The Deal at the Crossroads: How Robert Johnson Became the Ghost in My Guitar
You don’t just listen to Robert Johnson—you feel like you’re being haunted by him. I remember the first time I heard “Hellhound on My Trail.” I had the lights low, headphones on, and suddenly it was like the room got colder. That voice, that guitar, that ache… it didn’t sound old. It sounded eternal.
From that night on, Robert Johnson wasn’t just a bluesman to me. He was the myth, the mystery, the origin story. The man who changed everything with little more than a battered acoustic guitar and a voice that could rattle your bones.
The Man, the Myth, the Legend
Born in Hazlehurst, Mississippi in 1911, Robert Johnson lived hard and died young—gone by 27, with only 29 songs recorded in two brief sessions. And yet, he’s arguably the most influential blues artist who ever lived.
The legend goes that he sold his soul to the devil at a midnight crossroads to learn how to play. Whether you believe it or not, there’s no denying his guitar playing was otherworldly. He wasn’t just ahead of his time—he was beyond it.
The Sound: Fingerpicking Like a Storm, Voice Like a Ghost
If you’ve only heard the scratchy old recordings, you might miss the depth. But take a moment. Really listen.
His guitar playing is like a full band trapped in two hands—bass lines, chords, slide licks, rhythmic drive. He made a single guitar sound like a rhythm section and lead player rolled into one.

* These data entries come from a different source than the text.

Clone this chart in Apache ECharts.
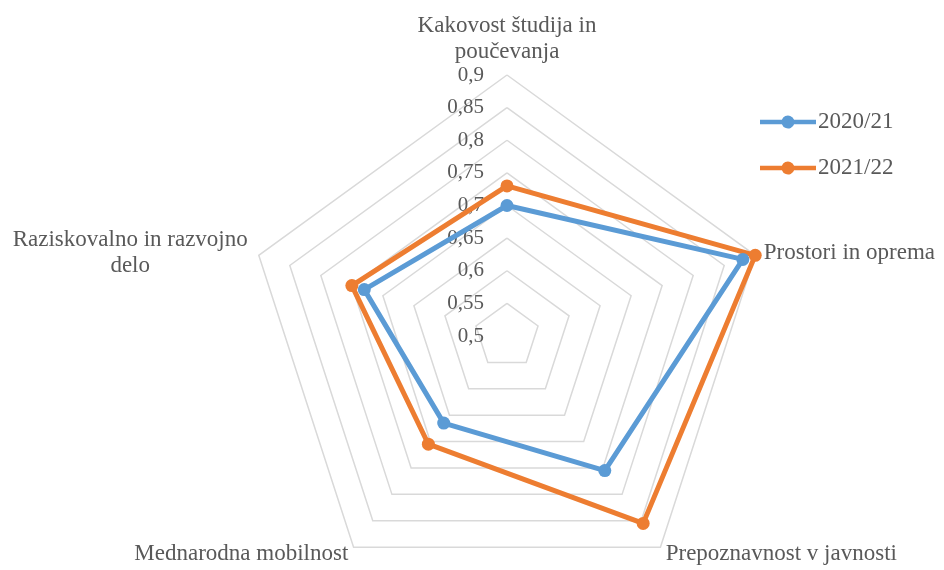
<!DOCTYPE html>
<html><head><meta charset="utf-8">
<script src="https://cdn.jsdelivr.net/npm/echarts@6/dist/echarts.min.js"></script>
<style>html,body{margin:0;padding:0;background:#fff}#c{width:944px;height:570px}</style>
</head><body><div id="c"></div>
<script>
// Categories in the reference's clockwise order, starting at the top
var indicators = ['Kakovost študija in\npoučevanja', 'Prostori in oprema', 'Prepoznavnost v javnosti', 'Mednarodna mobilnost', 'Raziskovalno in razvojno\ndelo'];
var seriesNames = ['2020/21', '2021/22'];
var values2020 = [0.70, 0.88, 0.755, 0.665, 0.73];
var values2021 = [0.73, 0.90, 0.855, 0.705, 0.75];
var axisMin = 0.5, axisMax = 0.9, axisSplits = 8;
var colors = ['#5B9BD5', '#ED7D31'];
var FONT = 'Liberation Serif';

// ECharts lays radar indicators counter-clockwise; reorder so they run clockwise
var order = [0, 4, 3, 2, 1];
function reorder(arr) { return order.map(function (i) { return arr[i]; }); }

var legendIcon = 'path://M0,4.75H21.9A6.5,6.5 0 0 1 34.1,4.75H56V9.25H34.1A6.5,6.5 0 0 1 21.9,9.25H0Z';

var chart = echarts.init(document.getElementById('c'));
chart.setOption({
  animation: false,
  color: colors,
  legend: {
    orient: 'vertical', left: 760, top: 110, padding: 0, itemWidth: 56, itemHeight: 14, itemGap: 22,
    icon: legendIcon,
    textStyle: {fontFamily: FONT, fontSize: 23, lineHeight: 24, color: '#595959', padding: [0, 0, 0, -3]},
    data: seriesNames
  },
  radar: {
    center: [507, 336], radius: 261, shape: 'polygon', splitNumber: axisSplits, startAngle: 90,
    nameGap: 9,
    axisName: {
      fontFamily: FONT, fontSize: 23, color: '#595959', lineHeight: 26,
      formatter: function (name) {
        if (name.indexOf('\n') >= 0) {
          return name.split('\n').map(function (l) { return '{c|' + l + '}'; }).join('\n');
        }
        return name;
      },
      rich: {c: {fontFamily: FONT, fontSize: 23, color: '#595959', lineHeight: 26, width: 240, align: 'center'}}
    },
    splitLine: {lineStyle: {color: '#D9D9D9', width: 1.5}},
    splitArea: {show: false},
    axisLine: {show: false},
    axisTick: {show: false},
    axisLabel: {show: false},
    indicator: reorder(indicators).map(function (n, i) {
      var o = {name: n, min: axisMin, max: axisMax};
      if (i === 0) o.axisLabel = {show: true, fontFamily: FONT, fontSize: 21, color: '#595959', margin: 23,
        formatter: function (v) { return String(Math.round(v * 100) / 100).replace('.', ','); }};
      return o;
    })
  },
  series: [{
    type: 'radar', symbol: 'circle', symbolSize: 13,
    data: [
      {name: seriesNames[0], value: reorder(values2020), itemStyle: {color: colors[0]}, lineStyle: {color: colors[0], width: 5}},
      {name: seriesNames[1], value: reorder(values2021), itemStyle: {color: colors[1]}, lineStyle: {color: colors[1], width: 5}}
    ]
  }]
});
</script></body></html>
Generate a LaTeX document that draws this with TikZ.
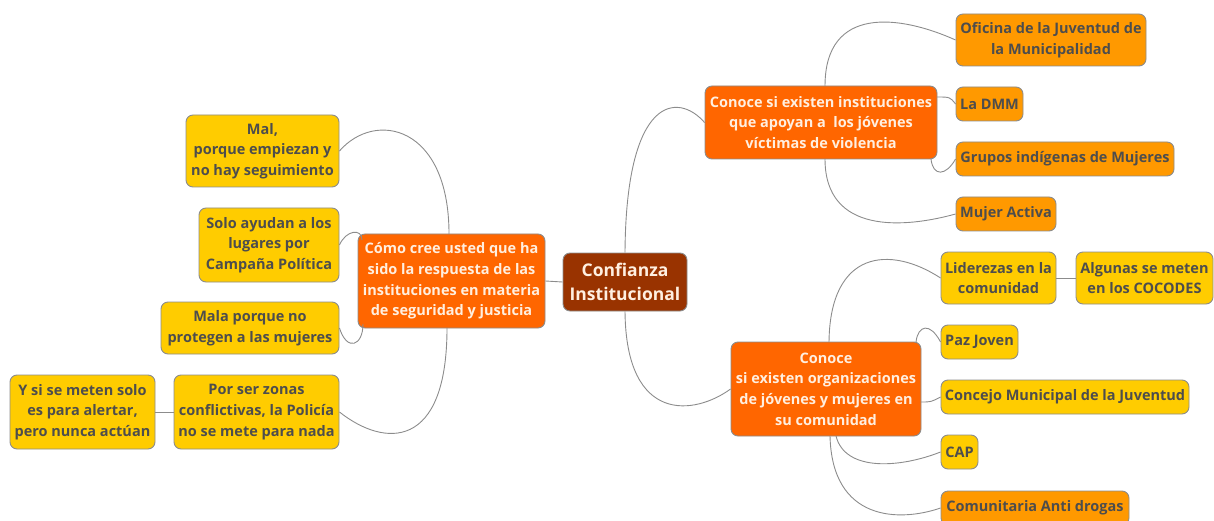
\documentclass[tikz,border=0pt]{standalone}
\usepackage{fontspec}
\setmainfont{Open Sans}
\definecolor{cCenter}{HTML}{993300}
\definecolor{cMain}{HTML}{FF6600}
\definecolor{cYel}{HTML}{FFCC00}
\definecolor{cOra}{HTML}{FF9900}
\definecolor{cTxt}{HTML}{4D4D4D}
\definecolor{cLine}{HTML}{8C8C8C}
\definecolor{cLight}{HTML}{FFEFE0}
\begin{document}
\begin{tikzpicture}[x=1pt,y=-1pt,
  box/.style={draw=cLine, line width=0.9pt, rounded corners=7pt, inner sep=0pt, align=center,
    font=\fontsize{14.5}{20.7}\selectfont\bfseries},
  centerbox/.style={box, fill=cCenter, text=cLight, font=\fontsize{17.5}{23.5}\selectfont\bfseries},
  mainbox/.style={box, fill=cMain, text=cLight},
  leafY/.style={box, fill=cYel, text=cTxt},
  leafO/.style={box, fill=cOra, text=cTxt},
  link/.style={draw=cLine, line width=0.9pt}
]
\useasboundingbox (0,0) rectangle (1214,521);
\clip (0,0) rectangle (1214,521);

\node[centerbox, minimum width=124, minimum height=58] (C) at (625,282) {Confianza\\Institucional};

\node[mainbox, minimum width=187, minimum height=94] (L) at (451.5,281) {Cómo cree usted que ha\\sido la respuesta de las\\instituciones en materia\\de seguridad y justicia};
\node[leafY, minimum width=153, minimum height=72] (mal) at (262.5,151) {Mal,\\porque empiezan y\\no hay seguimiento};
\node[leafY, minimum width=140, minimum height=74] (solo) at (269,245) {Solo ayudan a los\\lugares por\\Campaña Política};
\node[leafY, minimum width=178, minimum height=52] (mala) at (250,328) {Mala porque no\\protegen a las mujeres};
\node[leafY, minimum width=165, minimum height=74] (por) at (256.5,412) {Por ser zonas\\conflictivas, la Policía\\no se mete para nada};
\node[leafY, minimum width=145, minimum height=74] (ysi) at (82.5,412) {Y si se meten solo\\es para alertar,\\pero nunca actúan};

\node[mainbox, minimum width=232, minimum height=73] (RT) at (821,122.5) {Conoce si existen instituciones\\que apoyan a\ \ los jóvenes\\víctimas de violencia};
\node[leafO, minimum width=190, minimum height=52] (ofi) at (1051,40) {Oficina de la Juventud de\\la Municipalidad};
\node[leafO, minimum width=67, minimum height=34] (dmm) at (989.5,104) {La DMM};
\node[leafO, minimum width=218, minimum height=34] (gru) at (1065,159) {Grupos indígenas de Mujeres};
\node[leafO, minimum width=100, minimum height=34] (muj) at (1006,214) {Mujer Activa};

\node[mainbox, minimum width=190, minimum height=94] (RB) at (826,389) {Conoce\\si existen organizaciones\\de jóvenes y mujeres en\\su comunidad};
\node[leafY, minimum width=115, minimum height=52] (lid) at (998.5,278) {Liderezas en la\\comunidad};
\node[leafY, minimum width=137, minimum height=52] (alg) at (1144.5,278) {Algunas se meten\\en los COCODES};
\node[leafY, minimum width=77, minimum height=34] (paz) at (979.5,342) {Paz Joven};
\node[leafY, minimum width=248, minimum height=34] (con) at (1065,397) {Concejo Municipal de la Juventud};
\node[leafY, minimum width=37, minimum height=34] (cap) at (959.5,452) {CAP};
\node[leafO, minimum width=188, minimum height=34] (com) at (1035,508) {Comunitaria Anti drogas};

% center links
\draw[link] (C.west) -- (L.east);
\draw[link] (C.north) .. controls (626,95) and (678,92) .. (RT.west);
\draw[link] (C.south) .. controls (626,425) and (695,415) .. (RB.west);

% left links
\coordinate (Lt) at (449,234);
\coordinate (Lb) at (447,328);
\coordinate (Ltl) at (362,240);
\coordinate (Lbl) at (363,324);
\draw[link] (Lt) .. controls (449,125) and (375,110) .. (mal.east);
\draw[link] (solo.east) .. controls (346,230) and (362,228) .. (Ltl);
\draw[link] (mala.east) .. controls (347,352) and (363,346) .. (Lbl);
\draw[link] (por.east) .. controls (385,448) and (447,450) .. (Lb);
\draw[link] (por.west) -- (ysi.east);

% right top links
\coordinate (RTt) at (825,86);
\coordinate (RTb) at (825,159);
\coordinate (RTr) at (937,97);
\coordinate (RTbr) at (931,159);
\draw[link] (RTt) .. controls (825,5) and (900,15) .. (ofi.west);
\draw[link] (RTr) .. controls (950,97) .. (dmm.west);
\draw[link] (RTbr) .. controls (933,177) and (946,176) .. (gru.west);
\draw[link] (RTb) .. controls (825,235) and (905,228) .. (muj.west);

% right bottom links
\coordinate (RBt) at (829,342);
\coordinate (RBtr) at (916,342);
\coordinate (RBr) at (921,402);
\coordinate (RBb1) at (836,436);
\coordinate (RBb2) at (830,436);
\draw[link] (RBt) .. controls (830,250) and (890,245) .. (lid.west);
\draw[link] (RBtr) .. controls (918,325) and (930,322) .. (paz.west);
\draw[link] (RBr) .. controls (931,402) .. (con.west);
\draw[link] (RBb1) .. controls (845,472) and (900,468) .. (cap.west);
\draw[link] (RBb2) .. controls (832,522) and (900,522) .. (com.west);
\draw[link] (lid.east) -- (alg.west);
\end{tikzpicture}
\end{document}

And his voice—high, aching, haunted. He didn’t growl or shout. He cried, pleaded, mocked, warned. His singing feels intimate, like he’s whispering confessions in your ear from another world.
The Songs That Wrote the Blues Bible
Only 29 songs. But each one a master class in storytelling, technique, and soul. These are the ones that got me:
- 🎤 “Cross Road Blues” – The one that birthed a million guitar solos. Urgent, spooky, and unforgettable.
- 🐍 “Hellhound on My Trail” – Pure dread and desperation in musical form.
- 🎸 “Sweet Home Chicago” – A Chicago blues standard before Chicago blues was even a thing.
- 💔 “Love in Vain” – The original heartbreaker. Haunting, subtle, perfect.
- ⚡ “Stop Breakin’ Down Blues” – Raw, rhythmic, and wildly ahead of its time.
It’s no wonder legends like Muddy Waters, Eric Clapton, Keith Richards, and Bob Dylan cite him as the spark that lit their fire.
More Than a Musician: A Portal
Listening to Robert Johnson is like staring into the eyes of the blues itself. He didn’t write party songs. He wrote about fear, betrayal, longing, damnation, and the thin line between sin and salvation.
The fact that he recorded these songs in a couple of hotel rooms in Texas on primitive equipment only makes them feel more ghostly, more urgent. It’s like you’re hearing the blues before it was called that—before it got polished or packaged.
Why He Still Matters (Maybe Now More Than Ever)
In a world obsessed with speed and polish, Robert Johnson reminds us what music is really about: truth, pain, mystery, and soul. He didn’t have Pro Tools. He didn’t have a band. He had a guitar, a chair, and the weight of the world in his voice.
He’s the blues before the blues had a blueprint, and his influence runs deep—not just in blues and rock, but in any music that dares to feel something.

Where to Start If You’re New
Let me guide you into the crossroads:
- 🎧 The Complete Recordings – All 29 tracks, including alternate takes. This is essential.
- 📺 YouTube: Search “Robert Johnson Cross Road Blues remastered” or “Love in Vain original recording” for modern-cleaned audio.
- 📚 Book: Escaping the Delta by Elijah Wald if you want to explore beyond the myths and into the man’s reality.
Robert Johnson didn’t live long enough to see his legend take hold—but his shadow still looms large. He was the blues at its purest: lonely, restless, fearless. And every time I pick up a guitar, a little part of him is there at the crossroads, waiting.